-- Start --

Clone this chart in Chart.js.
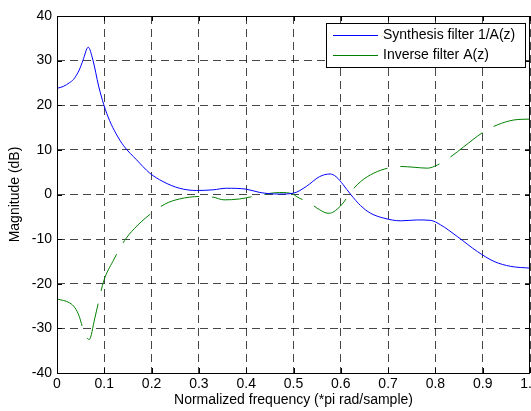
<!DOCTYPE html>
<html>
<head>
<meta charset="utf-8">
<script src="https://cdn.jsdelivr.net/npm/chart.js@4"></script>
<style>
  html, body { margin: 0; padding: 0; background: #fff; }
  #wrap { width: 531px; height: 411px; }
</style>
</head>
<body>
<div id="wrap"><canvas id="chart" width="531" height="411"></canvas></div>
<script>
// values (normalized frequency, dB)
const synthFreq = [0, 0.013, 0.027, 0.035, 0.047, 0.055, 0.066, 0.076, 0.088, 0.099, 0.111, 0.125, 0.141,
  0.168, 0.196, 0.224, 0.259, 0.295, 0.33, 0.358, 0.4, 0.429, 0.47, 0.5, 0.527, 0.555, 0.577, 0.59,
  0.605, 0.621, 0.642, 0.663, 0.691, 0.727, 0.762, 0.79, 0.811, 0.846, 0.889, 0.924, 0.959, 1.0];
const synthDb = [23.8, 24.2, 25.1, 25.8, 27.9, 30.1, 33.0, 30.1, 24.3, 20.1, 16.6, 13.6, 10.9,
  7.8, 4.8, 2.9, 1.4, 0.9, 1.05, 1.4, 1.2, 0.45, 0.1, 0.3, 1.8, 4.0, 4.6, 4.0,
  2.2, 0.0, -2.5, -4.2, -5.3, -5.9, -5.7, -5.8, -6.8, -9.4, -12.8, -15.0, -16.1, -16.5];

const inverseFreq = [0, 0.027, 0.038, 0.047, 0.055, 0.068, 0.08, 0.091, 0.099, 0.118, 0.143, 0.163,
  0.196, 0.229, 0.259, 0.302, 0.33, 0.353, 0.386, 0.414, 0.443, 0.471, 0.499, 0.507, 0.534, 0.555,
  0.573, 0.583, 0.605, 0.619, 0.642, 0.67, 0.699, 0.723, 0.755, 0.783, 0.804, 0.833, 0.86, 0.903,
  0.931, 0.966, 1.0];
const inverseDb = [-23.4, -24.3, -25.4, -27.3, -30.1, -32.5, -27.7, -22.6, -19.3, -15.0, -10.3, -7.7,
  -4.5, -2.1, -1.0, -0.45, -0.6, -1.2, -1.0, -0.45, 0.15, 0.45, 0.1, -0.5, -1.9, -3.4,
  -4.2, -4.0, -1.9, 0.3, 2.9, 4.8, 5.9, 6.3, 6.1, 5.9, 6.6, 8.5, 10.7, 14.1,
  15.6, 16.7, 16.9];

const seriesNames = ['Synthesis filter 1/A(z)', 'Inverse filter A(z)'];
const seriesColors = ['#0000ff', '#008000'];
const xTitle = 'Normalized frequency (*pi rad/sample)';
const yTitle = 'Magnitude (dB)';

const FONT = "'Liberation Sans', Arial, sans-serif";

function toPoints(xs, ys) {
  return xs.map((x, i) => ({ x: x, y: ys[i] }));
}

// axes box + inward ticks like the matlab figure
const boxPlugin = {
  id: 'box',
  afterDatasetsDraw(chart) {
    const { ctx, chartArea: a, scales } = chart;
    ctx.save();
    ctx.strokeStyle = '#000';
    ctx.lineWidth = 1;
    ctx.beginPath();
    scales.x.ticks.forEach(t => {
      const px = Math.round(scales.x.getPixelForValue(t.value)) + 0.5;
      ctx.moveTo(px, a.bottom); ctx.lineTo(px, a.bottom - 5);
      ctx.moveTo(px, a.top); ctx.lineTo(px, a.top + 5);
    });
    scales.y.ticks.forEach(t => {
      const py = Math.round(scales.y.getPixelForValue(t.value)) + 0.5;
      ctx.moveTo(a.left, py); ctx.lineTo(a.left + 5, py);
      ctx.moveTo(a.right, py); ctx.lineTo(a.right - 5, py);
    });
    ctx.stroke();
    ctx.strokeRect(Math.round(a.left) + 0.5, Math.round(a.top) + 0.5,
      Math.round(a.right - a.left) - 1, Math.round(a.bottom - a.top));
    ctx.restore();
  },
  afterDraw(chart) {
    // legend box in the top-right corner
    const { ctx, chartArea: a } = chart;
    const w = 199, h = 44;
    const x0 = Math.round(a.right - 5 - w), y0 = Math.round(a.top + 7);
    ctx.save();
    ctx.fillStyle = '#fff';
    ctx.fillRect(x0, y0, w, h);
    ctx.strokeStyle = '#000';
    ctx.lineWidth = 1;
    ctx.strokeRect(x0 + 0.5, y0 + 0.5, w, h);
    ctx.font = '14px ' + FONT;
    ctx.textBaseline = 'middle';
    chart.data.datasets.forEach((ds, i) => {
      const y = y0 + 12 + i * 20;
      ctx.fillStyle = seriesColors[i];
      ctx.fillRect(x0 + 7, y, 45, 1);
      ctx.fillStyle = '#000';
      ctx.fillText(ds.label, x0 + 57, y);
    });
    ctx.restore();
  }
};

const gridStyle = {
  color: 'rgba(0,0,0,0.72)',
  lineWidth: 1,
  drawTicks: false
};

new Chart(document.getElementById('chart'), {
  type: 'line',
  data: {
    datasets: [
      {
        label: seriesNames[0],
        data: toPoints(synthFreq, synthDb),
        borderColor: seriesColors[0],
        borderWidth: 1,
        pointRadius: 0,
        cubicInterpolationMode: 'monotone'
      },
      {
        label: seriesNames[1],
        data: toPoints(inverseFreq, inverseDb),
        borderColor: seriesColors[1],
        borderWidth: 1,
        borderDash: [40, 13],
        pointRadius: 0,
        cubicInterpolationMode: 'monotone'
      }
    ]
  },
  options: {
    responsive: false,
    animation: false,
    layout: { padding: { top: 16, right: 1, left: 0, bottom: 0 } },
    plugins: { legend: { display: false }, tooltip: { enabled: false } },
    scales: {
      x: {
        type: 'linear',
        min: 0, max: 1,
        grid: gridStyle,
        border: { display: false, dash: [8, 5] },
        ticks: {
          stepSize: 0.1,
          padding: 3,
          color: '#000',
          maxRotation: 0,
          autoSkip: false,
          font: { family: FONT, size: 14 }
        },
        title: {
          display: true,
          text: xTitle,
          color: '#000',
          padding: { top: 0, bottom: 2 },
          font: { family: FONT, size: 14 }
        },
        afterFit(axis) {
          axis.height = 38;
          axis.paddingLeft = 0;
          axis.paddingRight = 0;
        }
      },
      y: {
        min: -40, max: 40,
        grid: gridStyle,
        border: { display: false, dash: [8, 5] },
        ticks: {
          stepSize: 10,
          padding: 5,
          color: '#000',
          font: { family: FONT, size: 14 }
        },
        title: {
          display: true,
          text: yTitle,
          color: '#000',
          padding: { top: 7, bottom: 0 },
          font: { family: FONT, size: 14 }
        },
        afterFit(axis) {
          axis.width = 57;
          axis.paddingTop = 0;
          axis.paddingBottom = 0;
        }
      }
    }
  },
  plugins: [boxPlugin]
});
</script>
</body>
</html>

-- End --
-- Start --

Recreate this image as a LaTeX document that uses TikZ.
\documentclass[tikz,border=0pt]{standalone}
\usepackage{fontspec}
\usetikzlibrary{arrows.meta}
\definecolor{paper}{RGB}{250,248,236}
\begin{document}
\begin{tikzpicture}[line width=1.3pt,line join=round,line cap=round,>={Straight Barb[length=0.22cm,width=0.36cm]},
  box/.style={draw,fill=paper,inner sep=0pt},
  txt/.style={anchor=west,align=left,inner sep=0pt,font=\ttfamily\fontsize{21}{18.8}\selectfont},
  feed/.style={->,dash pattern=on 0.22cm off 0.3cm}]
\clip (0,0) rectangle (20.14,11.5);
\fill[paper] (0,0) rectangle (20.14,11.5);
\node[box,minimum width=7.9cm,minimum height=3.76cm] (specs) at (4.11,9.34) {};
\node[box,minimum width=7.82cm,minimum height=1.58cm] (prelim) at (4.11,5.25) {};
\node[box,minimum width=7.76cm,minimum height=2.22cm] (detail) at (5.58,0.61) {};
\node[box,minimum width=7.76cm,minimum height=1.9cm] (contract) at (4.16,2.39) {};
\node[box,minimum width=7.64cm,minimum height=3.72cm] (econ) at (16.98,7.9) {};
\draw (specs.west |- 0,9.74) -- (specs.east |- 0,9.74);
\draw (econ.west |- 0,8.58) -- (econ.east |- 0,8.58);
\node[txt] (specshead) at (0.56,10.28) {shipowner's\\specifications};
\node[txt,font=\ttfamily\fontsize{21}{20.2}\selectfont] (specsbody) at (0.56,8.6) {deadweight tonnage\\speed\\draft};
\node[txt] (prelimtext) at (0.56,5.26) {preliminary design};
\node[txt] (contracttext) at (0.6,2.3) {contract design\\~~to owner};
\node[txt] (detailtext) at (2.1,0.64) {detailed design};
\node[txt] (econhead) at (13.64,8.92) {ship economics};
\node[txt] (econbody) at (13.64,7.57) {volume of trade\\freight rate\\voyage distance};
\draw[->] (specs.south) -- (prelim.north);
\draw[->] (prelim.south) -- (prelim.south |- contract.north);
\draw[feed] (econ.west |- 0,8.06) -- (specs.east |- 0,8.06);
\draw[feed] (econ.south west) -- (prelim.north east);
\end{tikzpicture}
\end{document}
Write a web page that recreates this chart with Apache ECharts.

-- End --

**What you are asked to do**. Repeat exactly the stretch of lines that opens with the line containing "Clone this chart in Chart.js." and closes with the line containing "-15.0, -16.1, -16.5];". Leave the pictures out, and add nothing.

**Task output**.
Clone this chart in Chart.js.
<!DOCTYPE html>
<html>
<head>
<meta charset="utf-8">
<script src="https://cdn.jsdelivr.net/npm/chart.js@4"></script>
<style>
  html, body { margin: 0; padding: 0; background: #fff; }
  #wrap { width: 531px; height: 411px; }
</style>
</head>
<body>
<div id="wrap"><canvas id="chart" width="531" height="411"></canvas></div>
<script>
// values (normalized frequency, dB)
const synthFreq = [0, 0.013, 0.027, 0.035, 0.047, 0.055, 0.066, 0.076, 0.088, 0.099, 0.111, 0.125, 0.141,
  0.168, 0.196, 0.224, 0.259, 0.295, 0.33, 0.358, 0.4, 0.429, 0.47, 0.5, 0.527, 0.555, 0.577, 0.59,
  0.605, 0.621, 0.642, 0.663, 0.691, 0.727, 0.762, 0.79, 0.811, 0.846, 0.889, 0.924, 0.959, 1.0];
const synthDb = [23.8, 24.2, 25.1, 25.8, 27.9, 30.1, 33.0, 30.1, 24.3, 20.1, 16.6, 13.6, 10.9,
  7.8, 4.8, 2.9, 1.4, 0.9, 1.05, 1.4, 1.2, 0.45, 0.1, 0.3, 1.8, 4.0, 4.6, 4.0,
  2.2, 0.0, -2.5, -4.2, -5.3, -5.9, -5.7, -5.8, -6.8, -9.4, -12.8, -15.0, -16.1, -16.5];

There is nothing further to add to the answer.